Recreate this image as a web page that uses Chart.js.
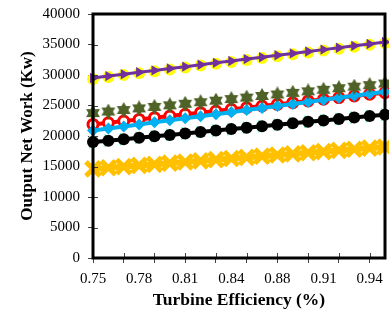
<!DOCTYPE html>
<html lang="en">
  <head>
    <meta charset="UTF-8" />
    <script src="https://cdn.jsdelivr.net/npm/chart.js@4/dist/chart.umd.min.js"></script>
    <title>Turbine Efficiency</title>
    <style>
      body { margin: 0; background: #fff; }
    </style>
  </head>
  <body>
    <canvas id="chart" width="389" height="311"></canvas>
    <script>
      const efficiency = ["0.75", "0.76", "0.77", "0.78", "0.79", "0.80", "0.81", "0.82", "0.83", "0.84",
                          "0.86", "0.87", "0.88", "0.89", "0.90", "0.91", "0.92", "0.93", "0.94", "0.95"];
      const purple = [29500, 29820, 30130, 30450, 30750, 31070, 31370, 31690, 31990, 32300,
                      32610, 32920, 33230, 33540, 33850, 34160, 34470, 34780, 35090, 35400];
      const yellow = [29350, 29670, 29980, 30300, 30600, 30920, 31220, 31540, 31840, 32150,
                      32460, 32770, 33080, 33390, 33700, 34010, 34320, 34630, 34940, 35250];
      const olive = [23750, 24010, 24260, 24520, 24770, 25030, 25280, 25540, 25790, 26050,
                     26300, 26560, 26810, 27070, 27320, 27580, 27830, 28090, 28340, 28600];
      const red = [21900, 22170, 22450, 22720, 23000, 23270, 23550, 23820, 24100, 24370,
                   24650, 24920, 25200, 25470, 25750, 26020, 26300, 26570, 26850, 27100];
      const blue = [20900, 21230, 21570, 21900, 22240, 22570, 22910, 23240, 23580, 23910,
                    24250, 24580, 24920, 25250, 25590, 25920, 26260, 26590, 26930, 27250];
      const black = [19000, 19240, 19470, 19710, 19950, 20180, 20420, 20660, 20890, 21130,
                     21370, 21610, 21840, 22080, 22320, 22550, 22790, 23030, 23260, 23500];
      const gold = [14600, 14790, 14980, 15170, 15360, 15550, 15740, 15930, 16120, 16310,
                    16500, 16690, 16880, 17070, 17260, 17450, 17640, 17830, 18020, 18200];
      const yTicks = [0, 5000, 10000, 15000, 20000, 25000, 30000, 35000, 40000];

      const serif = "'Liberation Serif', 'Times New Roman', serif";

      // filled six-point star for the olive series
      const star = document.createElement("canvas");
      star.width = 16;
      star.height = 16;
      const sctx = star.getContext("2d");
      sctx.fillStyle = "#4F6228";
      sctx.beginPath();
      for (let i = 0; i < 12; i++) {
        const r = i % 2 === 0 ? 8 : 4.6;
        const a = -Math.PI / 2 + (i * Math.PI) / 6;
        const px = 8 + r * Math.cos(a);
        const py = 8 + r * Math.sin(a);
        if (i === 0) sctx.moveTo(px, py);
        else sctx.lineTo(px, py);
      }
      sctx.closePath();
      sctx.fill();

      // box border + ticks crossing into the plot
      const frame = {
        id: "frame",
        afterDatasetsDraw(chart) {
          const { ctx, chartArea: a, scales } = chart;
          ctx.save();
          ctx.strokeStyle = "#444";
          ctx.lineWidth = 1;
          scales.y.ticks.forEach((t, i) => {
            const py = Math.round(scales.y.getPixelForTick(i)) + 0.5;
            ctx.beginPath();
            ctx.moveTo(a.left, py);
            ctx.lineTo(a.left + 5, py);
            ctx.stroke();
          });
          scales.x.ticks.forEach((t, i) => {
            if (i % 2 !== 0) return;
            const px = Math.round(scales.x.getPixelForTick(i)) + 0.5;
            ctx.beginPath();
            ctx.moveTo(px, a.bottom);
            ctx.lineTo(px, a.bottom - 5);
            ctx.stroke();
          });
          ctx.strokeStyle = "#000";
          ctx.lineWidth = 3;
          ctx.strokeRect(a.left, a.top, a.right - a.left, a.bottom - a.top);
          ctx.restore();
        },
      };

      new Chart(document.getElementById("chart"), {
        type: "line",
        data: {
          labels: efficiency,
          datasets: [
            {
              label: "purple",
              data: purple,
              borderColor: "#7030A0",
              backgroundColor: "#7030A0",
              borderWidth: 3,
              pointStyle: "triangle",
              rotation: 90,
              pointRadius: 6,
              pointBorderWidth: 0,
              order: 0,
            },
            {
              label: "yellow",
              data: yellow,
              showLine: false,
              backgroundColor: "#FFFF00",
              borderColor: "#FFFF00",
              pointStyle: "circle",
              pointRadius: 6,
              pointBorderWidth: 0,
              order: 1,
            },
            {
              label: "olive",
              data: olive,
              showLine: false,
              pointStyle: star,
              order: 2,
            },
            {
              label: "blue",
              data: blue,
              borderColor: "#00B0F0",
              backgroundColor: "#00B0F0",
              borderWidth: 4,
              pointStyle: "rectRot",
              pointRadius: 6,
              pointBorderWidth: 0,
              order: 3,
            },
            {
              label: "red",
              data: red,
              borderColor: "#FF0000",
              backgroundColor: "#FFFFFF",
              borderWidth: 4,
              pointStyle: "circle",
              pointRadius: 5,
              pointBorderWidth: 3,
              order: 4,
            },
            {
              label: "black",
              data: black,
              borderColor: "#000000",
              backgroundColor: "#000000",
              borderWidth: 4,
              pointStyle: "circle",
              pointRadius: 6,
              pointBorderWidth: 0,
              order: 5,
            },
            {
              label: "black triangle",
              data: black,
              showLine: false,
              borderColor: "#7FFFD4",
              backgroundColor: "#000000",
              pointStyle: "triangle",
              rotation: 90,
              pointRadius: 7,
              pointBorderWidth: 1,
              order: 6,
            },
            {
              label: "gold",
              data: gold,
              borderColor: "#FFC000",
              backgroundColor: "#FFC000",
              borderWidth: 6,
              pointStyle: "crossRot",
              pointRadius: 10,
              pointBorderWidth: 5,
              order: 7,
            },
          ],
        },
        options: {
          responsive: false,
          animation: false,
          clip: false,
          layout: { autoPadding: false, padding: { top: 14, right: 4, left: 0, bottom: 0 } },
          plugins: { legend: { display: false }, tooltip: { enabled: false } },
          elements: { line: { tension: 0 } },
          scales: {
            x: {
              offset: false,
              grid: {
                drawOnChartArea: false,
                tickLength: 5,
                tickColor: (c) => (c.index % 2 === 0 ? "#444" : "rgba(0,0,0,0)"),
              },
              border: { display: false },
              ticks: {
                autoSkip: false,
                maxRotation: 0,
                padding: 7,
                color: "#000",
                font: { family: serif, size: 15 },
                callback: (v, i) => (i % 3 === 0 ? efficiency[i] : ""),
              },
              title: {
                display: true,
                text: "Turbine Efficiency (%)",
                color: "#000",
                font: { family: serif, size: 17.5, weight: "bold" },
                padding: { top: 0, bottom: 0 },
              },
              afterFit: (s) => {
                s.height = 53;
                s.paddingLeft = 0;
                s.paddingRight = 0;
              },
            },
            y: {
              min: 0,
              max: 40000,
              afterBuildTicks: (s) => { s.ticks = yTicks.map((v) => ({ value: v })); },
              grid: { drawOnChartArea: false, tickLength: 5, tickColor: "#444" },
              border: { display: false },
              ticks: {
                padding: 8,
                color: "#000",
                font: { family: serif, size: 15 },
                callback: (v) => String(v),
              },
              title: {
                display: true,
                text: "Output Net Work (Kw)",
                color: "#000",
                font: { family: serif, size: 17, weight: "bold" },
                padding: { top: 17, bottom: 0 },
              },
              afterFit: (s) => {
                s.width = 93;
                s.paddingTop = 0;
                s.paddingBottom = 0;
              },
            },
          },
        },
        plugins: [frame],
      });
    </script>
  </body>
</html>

_____

DIRECTIONS |
Retype the whole listing, keeping every line identical and omitting all pictures.

REPLY |
Recreate this image as a web page that uses Chart.js.
<!DOCTYPE html>
<html lang="en">
  <head>
    <meta charset="UTF-8" />
    <script src="https://cdn.jsdelivr.net/npm/chart.js@4/dist/chart.umd.min.js"></script>
    <title>Turbine Efficiency</title>
    <style>
      body { margin: 0; background: #fff; }
    </style>
  </head>
  <body>
    <canvas id="chart" width="389" height="311"></canvas>
    <script>
      const efficiency = ["0.75", "0.76", "0.77", "0.78", "0.79", "0.80", "0.81", "0.82", "0.83", "0.84",
                          "0.86", "0.87", "0.88", "0.89", "0.90", "0.91", "0.92", "0.93", "0.94", "0.95"];
      const purple = [29500, 29820, 30130, 30450, 30750, 31070, 31370, 31690, 31990, 32300,
                      32610, 32920, 33230, 33540, 33850, 34160, 34470, 34780, 35090, 35400];
      const yellow = [29350, 29670, 29980, 30300, 30600, 30920, 31220, 31540, 31840, 32150,
                      32460, 32770, 33080, 33390, 33700, 34010, 34320, 34630, 34940, 35250];
      const olive = [23750, 24010, 24260, 24520, 24770, 25030, 25280, 25540, 25790, 26050,
                     26300, 26560, 26810, 27070, 27320, 27580, 27830, 28090, 28340, 28600];
      const red = [21900, 22170, 22450, 22720, 23000, 23270, 23550, 23820, 24100, 24370,
                   24650, 24920, 25200, 25470, 25750, 26020, 26300, 26570, 26850, 27100];
      const blue = [20900, 21230, 21570, 21900, 22240, 22570, 22910, 23240, 23580, 23910,
                    24250, 24580, 24920, 25250, 25590, 25920, 26260, 26590, 26930, 27250];
      const black = [19000, 19240, 19470, 19710, 19950, 20180, 20420, 20660, 20890, 21130,
                     21370, 21610, 21840, 22080, 22320, 22550, 22790, 23030, 23260, 23500];
      const gold = [14600, 14790, 14980, 15170, 15360, 15550, 15740, 15930, 16120, 16310,
                    16500, 16690, 16880, 17070, 17260, 17450, 17640, 17830, 18020, 18200];
      const yTicks = [0, 5000, 10000, 15000, 20000, 25000, 30000, 35000, 40000];

      const serif = "'Liberation Serif', 'Times New Roman', serif";

      // filled six-point star for the olive series
      const star = document.createElement("canvas");
      star.width = 16;
      star.height = 16;
      const sctx = star.getContext("2d");
      sctx.fillStyle = "#4F6228";
      sctx.beginPath();
      for (let i = 0; i < 12; i++) {
        const r = i % 2 === 0 ? 8 : 4.6;
        const a = -Math.PI / 2 + (i * Math.PI) / 6;
        const px = 8 + r * Math.cos(a);
        const py = 8 + r * Math.sin(a);
        if (i === 0) sctx.moveTo(px, py);
        else sctx.lineTo(px, py);
      }
      sctx.closePath();
      sctx.fill();

      // box border + ticks crossing into the plot
      const frame = {
        id: "frame",
        afterDatasetsDraw(chart) {
          const { ctx, chartArea: a, scales } = chart;
          ctx.save();
          ctx.strokeStyle = "#444";
          ctx.lineWidth = 1;
          scales.y.ticks.forEach((t, i) => {
            const py = Math.round(scales.y.getPixelForTick(i)) + 0.5;
            ctx.beginPath();
            ctx.moveTo(a.left, py);
            ctx.lineTo(a.left + 5, py);
            ctx.stroke();
          });
          scales.x.ticks.forEach((t, i) => {
            if (i % 2 !== 0) return;
            const px = Math.round(scales.x.getPixelForTick(i)) + 0.5;
            ctx.beginPath();
            ctx.moveTo(px, a.bottom);
            ctx.lineTo(px, a.bottom - 5);
            ctx.stroke();
          });
          ctx.strokeStyle = "#000";
          ctx.lineWidth = 3;
          ctx.strokeRect(a.left, a.top, a.right - a.left, a.bottom - a.top);
          ctx.restore();
        },
      };

      new Chart(document.getElementById("chart"), {
        type: "line",
        data: {
          labels: efficiency,
          datasets: [
            {
              label: "purple",
              data: purple,
              borderColor: "#7030A0",
              backgroundColor: "#7030A0",
              borderWidth: 3,
              pointStyle: "triangle",
              rotation: 90,
              pointRadius: 6,
              pointBorderWidth: 0,
              order: 0,
            },
            {
              label: "yellow",
              data: yellow,
              showLine: false,
              backgroundColor: "#FFFF00",
              borderColor: "#FFFF00",
              pointStyle: "circle",
              pointRadius: 6,
              pointBorderWidth: 0,
              order: 1,
            },
            {
              label: "olive",
              data: olive,
              showLine: false,
              pointStyle: star,
              order: 2,
            },
            {
              label: "blue",
              data: blue,
              borderColor: "#00B0F0",
              backgroundColor: "#00B0F0",
              borderWidth: 4,
              pointStyle: "rectRot",
              pointRadius: 6,
              pointBorderWidth: 0,
              order: 3,
            },
            {
              label: "red",
              data: red,
              borderColor: "#FF0000",
              backgroundColor: "#FFFFFF",
              borderWidth: 4,
              pointStyle: "circle",
              pointRadius: 5,
              pointBorderWidth: 3,
              order: 4,
            },
            {
              label: "black",
              data: black,
              borderColor: "#000000",
              backgroundColor: "#000000",
              borderWidth: 4,
              pointStyle: "circle",
              pointRadius: 6,
              pointBorderWidth: 0,
              order: 5,
            },
            {
              label: "black triangle",
              data: black,
              showLine: false,
              borderColor: "#7FFFD4",
              backgroundColor: "#000000",
              pointStyle: "triangle",
              rotation: 90,
              pointRadius: 7,
              pointBorderWidth: 1,
              order: 6,
            },
            {
              label: "gold",
              data: gold,
              borderColor: "#FFC000",
              backgroundColor: "#FFC000",
              borderWidth: 6,
              pointStyle: "crossRot",
              pointRadius: 10,
              pointBorderWidth: 5,
              order: 7,
            },
          ],
        },
        options: {
          responsive: false,
          animation: false,
          clip: false,
          layout: { autoPadding: false, padding: { top: 14, right: 4, left: 0, bottom: 0 } },
          plugins: { legend: { display: false }, tooltip: { enabled: false } },
          elements: { line: { tension: 0 } },
          scales: {
            x: {
              offset: false,
              grid: {
                drawOnChartArea: false,
                tickLength: 5,
                tickColor: (c) => (c.index % 2 === 0 ? "#444" : "rgba(0,0,0,0)"),
              },
              border: { display: false },
              ticks: {
                autoSkip: false,
                maxRotation: 0,
                padding: 7,
                color: "#000",
                font: { family: serif, size: 15 },
                callback: (v, i) => (i % 3 === 0 ? efficiency[i] : ""),
              },
              title: {
                display: true,
                text: "Turbine Efficiency (%)",
                color: "#000",
                font: { family: serif, size: 17.5, weight: "bold" },
                padding: { top: 0, bottom: 0 },
              },
              afterFit: (s) => {
                s.height = 53;
                s.paddingLeft = 0;
                s.paddingRight = 0;
              },
            },
            y: {
              min: 0,
              max: 40000,
              afterBuildTicks: (s) => { s.ticks = yTicks.map((v) => ({ value: v })); },
              grid: { drawOnChartArea: false, tickLength: 5, tickColor: "#444" },
              border: { display: false },
              ticks: {
                padding: 8,
                color: "#000",
                font: { family: serif, size: 15 },
                callback: (v) => String(v),
              },
              title: {
                display: true,
                text: "Output Net Work (Kw)",
                color: "#000",
                font: { family: serif, size: 17, weight: "bold" },
                padding: { top: 17, bottom: 0 },
              },
              afterFit: (s) => {
                s.width = 93;
                s.paddingTop = 0;
                s.paddingBottom = 0;
              },
            },
          },
        },
        plugins: [frame],
      });
    </script>
  </body>
</html>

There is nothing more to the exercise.